The copy must start at the line that contains "Rebuild this chart" and finish at the line that contains "clip_on=False))", reproducing each line exactly. Any picture in that span is omitted.

▶ _DATA PROVIDED_
============================================================

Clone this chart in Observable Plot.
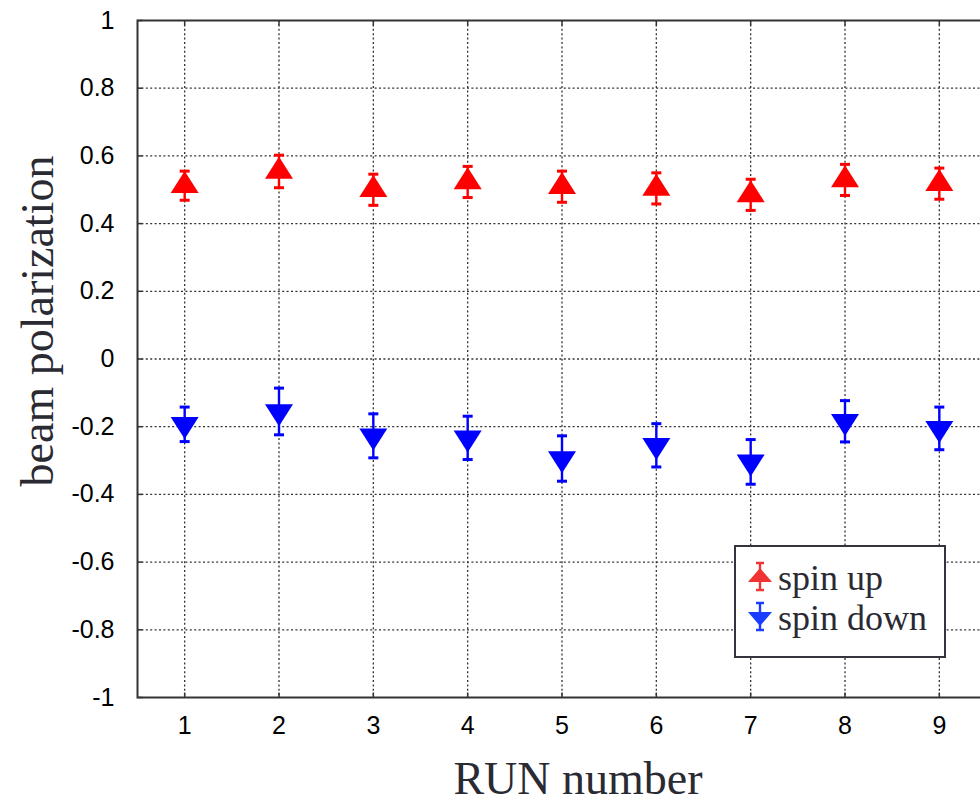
<!DOCTYPE html>
<html><head><meta charset="utf-8">
<script src="https://cdn.jsdelivr.net/npm/d3@7"></script>
<script src="https://cdn.jsdelivr.net/npm/@observablehq/plot@0.6"></script>
<style>
html,body{margin:0;padding:0;background:#fff;overflow:hidden;}
#wrap{position:relative;width:980px;height:805px;overflow:hidden;}
#legend{position:absolute;left:734px;top:545px;width:208px;height:109px;border:2px solid #34343e;background:#fff;}
#legend svg{display:block;}
</style></head><body><div id="wrap"></div>
<script>
const runs = [1, 2, 3, 4, 5, 6, 7, 8, 9];
const spinUp = [0.512, 0.554, 0.500, 0.523, 0.509, 0.504, 0.485, 0.529, 0.518];
const spinUpErr = [0.043, 0.048, 0.046, 0.046, 0.046, 0.046, 0.046, 0.046, 0.046];
const spinDown = [-0.193, -0.155, -0.227, -0.233, -0.294, -0.255, -0.304, -0.184, -0.205];
const spinDownErr = [0.051, 0.069, 0.065, 0.064, 0.067, 0.064, 0.066, 0.061, 0.063];
const yTicks = [-1, -0.8, -0.6, -0.4, -0.2, 0, 0.2, 0.4, 0.6, 0.8, 1];
const yGrid = [-0.8, -0.6, -0.4, -0.2, 0, 0.2, 0.4, 0.6, 0.8];
const seriesNames = ["spin up", "spin down"];
const seriesColors = ["#ff0000", "#0000ff"];
const xLabel = "RUN number";
const yLabel = "beam polarization";

const up = runs.map((r, i) => ({run: r, v: spinUp[i], e: spinUpErr[i]}));
const down = runs.map((r, i) => ({run: r, v: spinDown[i], e: spinDownErr[i]}));

const triUp = {draw(c, size) { const r = Math.sqrt(size / Math.PI); const w = r * 1.4, h = r * 2.2;
  c.moveTo(0, -2 * h / 3); c.lineTo(w, h / 3); c.lineTo(-w, h / 3); c.closePath(); }};
const triDown = {draw(c, size) { const r = Math.sqrt(size / Math.PI); const w = r * 1.4, h = r * 2.2;
  c.moveTo(0, 2 * h / 3); c.lineTo(w, -h / 3); c.lineTo(-w, -h / 3); c.closePath(); }};
const capSym = {draw(c, size) { const r = Math.sqrt(size / Math.PI); c.moveTo(-r, 0); c.lineTo(r, 0); }};
const tickRight = {draw(c) { c.moveTo(0, 0); c.lineTo(5, 0); }};
const tickUp = {draw(c) { c.moveTo(0, 0); c.lineTo(0, -5); }};
const tickDown = {draw(c) { c.moveTo(0, 0); c.lineTo(0, 5); }};

const axisCol = "#333";
const labelCol = "#2a2a33";
const sans = "'Liberation Sans', Arial, sans-serif";
const serif = "'Liberation Serif', 'Times New Roman', serif";
const fmt = d => String(+d.toFixed(1));

function errMarks(data, color, sym) {
  return [
    Plot.ruleX(data, {x: "run", y1: d => d.v - d.e, y2: d => d.v + d.e, stroke: color, strokeWidth: 2.4}),
    Plot.dot(data, {x: "run", y: d => d.v + d.e, symbol: capSym, r: 5, fill: "none", stroke: color, strokeWidth: 3}),
    Plot.dot(data, {x: "run", y: d => d.v - d.e, symbol: capSym, r: 5, fill: "none", stroke: color, strokeWidth: 3}),
    Plot.dot(data, {x: "run", y: "v", symbol: sym, r: 10, fill: color, stroke: "none"})
  ];
}

const chart = Plot.plot({
  width: 980,
  height: 805,
  marginLeft: 137,
  marginRight: -6,
  marginTop: 20,
  marginBottom: 108,
  style: {fontFamily: sans, color: "#000", background: "#fff"},
  x: {domain: [0.5, 9.5], axis: null},
  y: {domain: [-1, 1], axis: null},
  marks: [
    Plot.gridX(runs, {stroke: axisCol, strokeOpacity: 1, strokeWidth: 1.3, strokeDasharray: "2,2.4"}),
    Plot.gridY(yGrid, {stroke: axisCol, strokeOpacity: 1, strokeWidth: 1.3, strokeDasharray: "2,2.4"}),
    Plot.dot(yTicks, {y: d => d, frameAnchor: "left", symbol: tickRight, fill: "none", stroke: axisCol, strokeWidth: 1.5}),
    Plot.dot(runs, {x: d => d, frameAnchor: "bottom", symbol: tickUp, fill: "none", stroke: axisCol, strokeWidth: 1.5}),
    Plot.dot(runs, {x: d => d, frameAnchor: "top", symbol: tickDown, fill: "none", stroke: axisCol, strokeWidth: 1.5}),
    Plot.frame({stroke: axisCol, strokeWidth: 2}),
    Plot.text(yTicks, {y: d => d, text: fmt, frameAnchor: "left", textAnchor: "end", lineAnchor: "middle", dx: -23,
      fontSize: 25, fontFamily: sans, fill: "#000"}),
    Plot.text(runs, {x: d => d, text: d => String(d), frameAnchor: "bottom", textAnchor: "middle", lineAnchor: "top", dy: 19,
      fontSize: 25, fontFamily: sans, fill: "#000"}),
    ...errMarks(up, seriesColors[0], triUp),
    ...errMarks(down, seriesColors[1], triDown),
    Plot.text([yLabel], {frameAnchor: "left", rotate: -90, dx: -99, dy: -38, textAnchor: "middle", lineAnchor: "middle",
      fontSize: 46, fontFamily: serif, fill: labelCol}),
    Plot.text([xLabel], {frameAnchor: "bottom", dx: 16, dy: 82, textAnchor: "middle", lineAnchor: "middle",
      fontSize: 46, fontFamily: serif, fill: labelCol})
  ]
});

const wrap = document.getElementById("wrap");
wrap.appendChild(chart);

// legend
const ns = "http://www.w3.org/2000/svg";
const leg = document.createElement("div");
leg.id = "legend";
const lsvg = document.createElementNS(ns, "svg");
lsvg.setAttribute("width", 208); lsvg.setAttribute("height", 109);
const legColors = ["#f03434", "#1a3cff"];
seriesNames.forEach((name, i) => {
  const cy = 30 + i * 40, cx = 24, dir = i === 0 ? -1 : 1;
  const g = document.createElementNS(ns, "g");
  const tri = document.createElementNS(ns, "path");
  const tip = cy + dir * 9, base = cy - dir * 5;
  tri.setAttribute("d", `M${cx},${tip}L${cx + 12},${base}L${cx - 12},${base}Z`);
  tri.setAttribute("fill", legColors[i]);
  const bar = document.createElementNS(ns, "path");
  bar.setAttribute("d", `M${cx},${cy - 14}L${cx},${cy + 13}M${cx - 4},${cy - 14}L${cx + 4},${cy - 14}M${cx - 4},${cy + 13}L${cx + 4},${cy + 13}`);
  bar.setAttribute("stroke", legColors[i]); bar.setAttribute("stroke-width", 2.4); bar.setAttribute("fill", "none");
  g.appendChild(bar); g.appendChild(tri);
  const t = document.createElementNS(ns, "text");
  t.setAttribute("x", 42); t.setAttribute("y", 43 + i * 40);
  t.setAttribute("font-family", serif);
  t.setAttribute("font-size", 36); t.setAttribute("fill", labelCol);
  t.textContent = name;
  g.appendChild(t);
  lsvg.appendChild(g);
});
leg.appendChild(lsvg);
wrap.appendChild(leg);
</script></body></html>
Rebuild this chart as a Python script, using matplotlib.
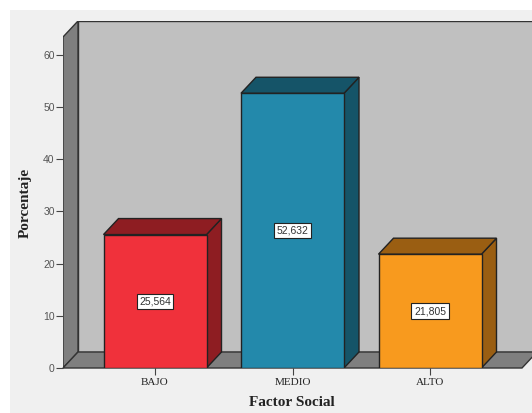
import matplotlib
matplotlib.use('Agg')
import matplotlib.pyplot as plt
from matplotlib.patches import Polygon, Rectangle

categorias = ['BAJO', 'MEDIO', 'ALTO']
porcentajes = [25.564, 52.632, 21.805]
etiquetas = ['25,564', '52,632', '21,805']
frente = ['#f0313b', '#2389ab', '#f89a1e']
oscuro = ['#8e1d22', '#155468', '#9a5e12']

W, H = 532, 413
fig = plt.figure(figsize=(W / 100, H / 100), dpi=100)
fig.patch.set_facecolor('white')
# fondo gris claro (deja una franja blanca arriba y a la izquierda)
fig.patches.append(Rectangle((10 / W, 0), 1, (H - 10) / H, transform=fig.transFigure,
                             facecolor='#f0f0f0', edgecolor='none', zorder=-10))

px_cat = 137.5     # pixeles por categoria
px_val = 5.22      # pixeles por unidad de porcentaje
x0, y0 = 155, 368  # pixel de la categoria 0 y del valor 0
izq, der, arriba = 63, 540, 21

ax = fig.add_axes([izq / W, (H - y0) / H, (der - izq) / W, (y0 - arriba) / H])
xmin = (izq - x0) / px_cat
xmax = (der - x0) / px_cat
ymax = (y0 - arriba) / px_val
ax.set_xlim(xmin, xmax)
ax.set_ylim(0, ymax)
ax.patch.set_visible(False)

dx = 15 / px_cat   # profundidad
dy = 16 / px_val
xder = (522 - x0) / px_cat
ytop = ymax - dy
lw = 1.0

# pared del fondo
ax.add_patch(Polygon([(xmin + dx, dy), (xmax + 1, dy), (xmax + 1, ymax), (xmin + dx, ymax)],
                     closed=True, facecolor='#c0c0c0', edgecolor='#333333', lw=lw, zorder=1))
# pared izquierda
ax.add_patch(Polygon([(xmin, 0), (xmin + dx, dy), (xmin + dx, ymax), (xmin, ytop)],
                     closed=True, facecolor='#7f7f7f', edgecolor='#333333', lw=lw, zorder=2))
# piso
ax.add_patch(Polygon([(xmin, 0), (xder, 0), (xder + dx, dy), (xmin + dx, dy)],
                     closed=True, facecolor='#7f7f7f', edgecolor='#333333', lw=lw, zorder=2,
                     clip_on=False))

ancho = 103 / px_cat
for i, (v, f, o, t) in enumerate(zip(porcentajes, frente, oscuro, etiquetas)):
    a, b = i - ancho / 2, i + ancho / 2
    ax.add_patch(Polygon([(b, 0), (b + dx, dy), (b + dx, v + dy), (b, v)],
                         closed=True, facecolor=o, edgecolor='#222222', lw=lw, zorder=3))
    ax.add_patch(Polygon([(a, v), (b, v), (b + dx, v + dy), (a + dx, v + dy)],
                         closed=True, facecolor=o, edgecolor='#222222', lw=lw, zorder=3))
    ax.add_patch(Rectangle((a, 0), ancho, v, facecolor=f, edgecolor='#222222', lw=lw, zorder=4))
    ax.text(i, v / 2, t, ha='center', va='center', fontsize=7.5, family='Liberation Sans',
            color='#333333', zorder=5,
            bbox=dict(boxstyle='square,pad=0.25', facecolor='white', edgecolor='#222222', lw=0.8))

for s in ['top', 'right', 'bottom']:
    ax.spines[s].set_visible(False)
ax.spines['left'].set_visible(False)

ax.set_yticks([0, 10, 20, 30, 40, 50, 60])
ax.tick_params(axis='y', length=5, width=0.8, color='#444444', labelsize=7.5,
               labelcolor='#555555', pad=1)
for lab in ax.get_yticklabels():
    lab.set_family('Liberation Sans')
ax.set_xticks(range(len(categorias)))
ax.set_xticklabels(categorias, family='Liberation Serif', fontsize=8, color='#222222')
ax.tick_params(axis='x', length=5, width=0.8, color='#444444', pad=2)

fig.text(292 / W, 1 - 403 / H, 'Factor Social', ha='center', va='center',
         family='Liberation Serif', fontweight='bold', fontsize=11, color='#222222')
fig.text(25 / W, 1 - 203 / H, 'Porcentaje', ha='center', va='center', rotation=90,
         family='Liberation Serif', fontweight='bold', fontsize=11, color='#222222')

fig.savefig('out.png', dpi=100, facecolor=fig.get_facecolor())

============================================================

▶ _RESULT OF THE TASK_
Rebuild this chart as a Python script, using matplotlib.
import matplotlib
matplotlib.use('Agg')
import matplotlib.pyplot as plt
from matplotlib.patches import Polygon, Rectangle

categorias = ['BAJO', 'MEDIO', 'ALTO']
porcentajes = [25.564, 52.632, 21.805]
etiquetas = ['25,564', '52,632', '21,805']
frente = ['#f0313b', '#2389ab', '#f89a1e']
oscuro = ['#8e1d22', '#155468', '#9a5e12']

W, H = 532, 413
fig = plt.figure(figsize=(W / 100, H / 100), dpi=100)
fig.patch.set_facecolor('white')
# fondo gris claro (deja una franja blanca arriba y a la izquierda)
fig.patches.append(Rectangle((10 / W, 0), 1, (H - 10) / H, transform=fig.transFigure,
                             facecolor='#f0f0f0', edgecolor='none', zorder=-10))

px_cat = 137.5     # pixeles por categoria
px_val = 5.22      # pixeles por unidad de porcentaje
x0, y0 = 155, 368  # pixel de la categoria 0 y del valor 0
izq, der, arriba = 63, 540, 21

ax = fig.add_axes([izq / W, (H - y0) / H, (der - izq) / W, (y0 - arriba) / H])
xmin = (izq - x0) / px_cat
xmax = (der - x0) / px_cat
ymax = (y0 - arriba) / px_val
ax.set_xlim(xmin, xmax)
ax.set_ylim(0, ymax)
ax.patch.set_visible(False)

dx = 15 / px_cat   # profundidad
dy = 16 / px_val
xder = (522 - x0) / px_cat
ytop = ymax - dy
lw = 1.0

# pared del fondo
ax.add_patch(Polygon([(xmin + dx, dy), (xmax + 1, dy), (xmax + 1, ymax), (xmin + dx, ymax)],
                     closed=True, facecolor='#c0c0c0', edgecolor='#333333', lw=lw, zorder=1))
# pared izquierda
ax.add_patch(Polygon([(xmin, 0), (xmin + dx, dy), (xmin + dx, ymax), (xmin, ytop)],
                     closed=True, facecolor='#7f7f7f', edgecolor='#333333', lw=lw, zorder=2))
# piso
ax.add_patch(Polygon([(xmin, 0), (xder, 0), (xder + dx, dy), (xmin + dx, dy)],
                     closed=True, facecolor='#7f7f7f', edgecolor='#333333', lw=lw, zorder=2,
                     clip_on=False))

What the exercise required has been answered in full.